* _DO THIS_
Copy all of the material exactly. Pictures are not to appear in the copy.

* _DATA EXCERPT_
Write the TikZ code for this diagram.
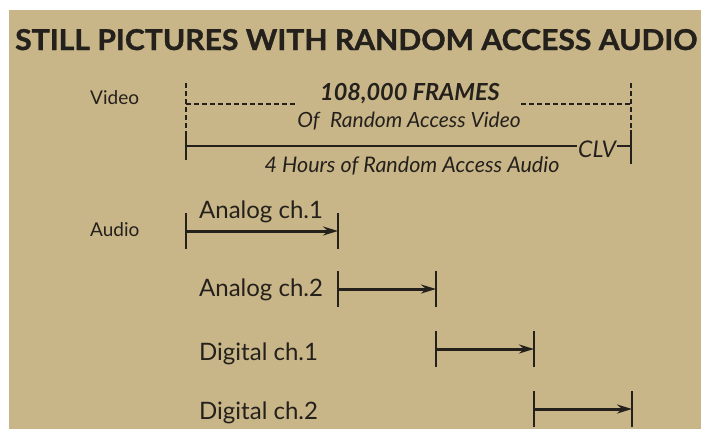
\documentclass[tikz,border=0pt]{standalone}
\usepackage{fontspec}
\setmainfont{Lato}
\newfontfamily\titlefont{Lato}[BoldFeatures={FakeBold=1.2}]
\usetikzlibrary{arrows.meta,positioning}
\definecolor{paper}{RGB}{201,182,136}
\definecolor{ink}{RGB}{36,32,28}

\begin{document}
\begin{tikzpicture}[
    x=1pt, y=-1pt,
    lbl/.style={font=\fontsize{19}{19}\selectfont, text=ink, inner sep=0pt, anchor=base west},
    chan/.style={font=\fontsize{24}{24}\selectfont, text=ink, inner sep=0pt, anchor=base west},
    note/.style={font=\itshape\fontsize{21.5}{21.5}\selectfont, text=ink, inner sep=0pt, anchor=base},
    dashline/.style={draw=ink, line width=1.6pt, dash pattern=on 5pt off 3pt},
    solidline/.style={draw=ink, line width=1.6pt},
    tick/.style={draw=ink, line width=2pt},
    span/.style={draw=ink, line width=3pt, -{Stealth[length=15pt,width=9pt,inset=5pt]}}
]
\useasboundingbox (0,0) rectangle (701,429);
\fill[paper] (9,10) rectangle (701,429);

% title
\node[anchor=base west, inner sep=0pt, text=ink] (title) at (15,50)
    {\resizebox{682pt}{21pt}{\titlefont\bfseries STILL PICTURES WITH RANDOM ACCESS AUDIO}};

% video part
\node[lbl] (video) at (90,104) {Video};
\node[note, font=\bfseries\itshape\fontsize{23.5}{23.5}\selectfont] (frames) at (410,100) {108,000 FRAMES};
\node[note, font=\itshape\fontsize{21}{21}\selectfont] (ofvid) at (409,127) {Of\enspace Random Access Video};
\node[note] (hours) at (412,172) {4 Hours of Random Access Audio};
\node[note, font=\itshape\fontsize{23}{23}\selectfont, anchor=base west] (clv) at (578,157) {CLV};

\coordinate (vtl) at (186,83);
\coordinate (vtr) at (631,83);
\coordinate (vdl) at (186,104);
\coordinate (vdr) at (631,104);
\coordinate (vsl) at (186,146);
\coordinate (vsr) at (631,146);

\draw[dashline] (vtl) -- ++(0,49);
\draw[dashline] (vtr) -- ++(0,49);
\draw[tick] (vsl) ++(0,-14) -- ++(0,28);
\draw[tick] (vsr) ++(0,-16) -- ++(0,34);
\draw[dashline] (vdl) -- (vdl -| ofvid.west);
\draw[dashline] (vdl -| ofvid.east) -- (vdr);
\draw[solidline] (vsl) -- ([xshift=-1pt]vsl -| clv.west);
\draw[solidline] ([xshift=1pt]vsr -| clv.east) -- (vsr);

% audio part
\node[lbl] (audio) at (90,236) {Audio};

\coordinate (a0) at (186,231);
\coordinate (a1) at (338,231);
\coordinate (b0) at (338,289);
\coordinate (b1) at (436,289);
\coordinate (c0) at (436,349);
\coordinate (c1) at (534,349);
\coordinate (d0) at (534,409);
\coordinate (d1) at (632,409);

\node[chan] (ana1) at (199,218) {Analog ch.1};
\node[chan] (ana2) at (199,296) {Analog ch.2};
\node[chan] (dig1) at (199,360) {Digital ch.1};
\node[chan] (dig2) at (199,419) {Digital ch.2};

\draw[span] (a0) -- (a1);
\draw[span] (b0) -- (b1);
\draw[span] (c0) -- (c1);
\draw[span] (d0) -- (d1);

\foreach \p in {a0,a1,b0,b1,c0,c1,d0,d1}
    \draw[tick] (\p) ++(0,-18) -- ++(0,36);
\end{tikzpicture}
\end{document}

* _REPLY_
Write the TikZ code for this diagram.
\documentclass[tikz,border=0pt]{standalone}
\usepackage{fontspec}
\setmainfont{Lato}
\newfontfamily\titlefont{Lato}[BoldFeatures={FakeBold=1.2}]
\usetikzlibrary{arrows.meta,positioning}
\definecolor{paper}{RGB}{201,182,136}
\definecolor{ink}{RGB}{36,32,28}

\begin{document}
\begin{tikzpicture}[
    x=1pt, y=-1pt,
    lbl/.style={font=\fontsize{19}{19}\selectfont, text=ink, inner sep=0pt, anchor=base west},
    chan/.style={font=\fontsize{24}{24}\selectfont, text=ink, inner sep=0pt, anchor=base west},
    note/.style={font=\itshape\fontsize{21.5}{21.5}\selectfont, text=ink, inner sep=0pt, anchor=base},
    dashline/.style={draw=ink, line width=1.6pt, dash pattern=on 5pt off 3pt},
    solidline/.style={draw=ink, line width=1.6pt},
    tick/.style={draw=ink, line width=2pt},
    span/.style={draw=ink, line width=3pt, -{Stealth[length=15pt,width=9pt,inset=5pt]}}
]
\useasboundingbox (0,0) rectangle (701,429);
\fill[paper] (9,10) rectangle (701,429);

% title
\node[anchor=base west, inner sep=0pt, text=ink] (title) at (15,50)
    {\resizebox{682pt}{21pt}{\titlefont\bfseries STILL PICTURES WITH RANDOM ACCESS AUDIO}};

% video part
\node[lbl] (video) at (90,104) {Video};
\node[note, font=\bfseries\itshape\fontsize{23.5}{23.5}\selectfont] (frames) at (410,100) {108,000 FRAMES};
\node[note, font=\itshape\fontsize{21}{21}\selectfont] (ofvid) at (409,127) {Of\enspace Random Access Video};
\node[note] (hours) at (412,172) {4 Hours of Random Access Audio};
\node[note, font=\itshape\fontsize{23}{23}\selectfont, anchor=base west] (clv) at (578,157) {CLV};

\coordinate (vtl) at (186,83);
\coordinate (vtr) at (631,83);
\coordinate (vdl) at (186,104);
\coordinate (vdr) at (631,104);
\coordinate (vsl) at (186,146);
\coordinate (vsr) at (631,146);

\draw[dashline] (vtl) -- ++(0,49);
\draw[dashline] (vtr) -- ++(0,49);
\draw[tick] (vsl) ++(0,-14) -- ++(0,28);
\draw[tick] (vsr) ++(0,-16) -- ++(0,34);
\draw[dashline] (vdl) -- (vdl -| ofvid.west);
\draw[dashline] (vdl -| ofvid.east) -- (vdr);
\draw[solidline] (vsl) -- ([xshift=-1pt]vsl -| clv.west);
\draw[solidline] ([xshift=1pt]vsr -| clv.east) -- (vsr);

% audio part
\node[lbl] (audio) at (90,236) {Audio};

\coordinate (a0) at (186,231);
\coordinate (a1) at (338,231);
\coordinate (b0) at (338,289);
\coordinate (b1) at (436,289);
\coordinate (c0) at (436,349);
\coordinate (c1) at (534,349);
\coordinate (d0) at (534,409);
\coordinate (d1) at (632,409);

\node[chan] (ana1) at (199,218) {Analog ch.1};
\node[chan] (ana2) at (199,296) {Analog ch.2};
\node[chan] (dig1) at (199,360) {Digital ch.1};
\node[chan] (dig2) at (199,419) {Digital ch.2};

\draw[span] (a0) -- (a1);
\draw[span] (b0) -- (b1);
\draw[span] (c0) -- (c1);
\draw[span] (d0) -- (d1);

\foreach \p in {a0,a1,b0,b1,c0,c1,d0,d1}
    \draw[tick] (\p) ++(0,-18) -- ++(0,36);
\end{tikzpicture}
\end{document}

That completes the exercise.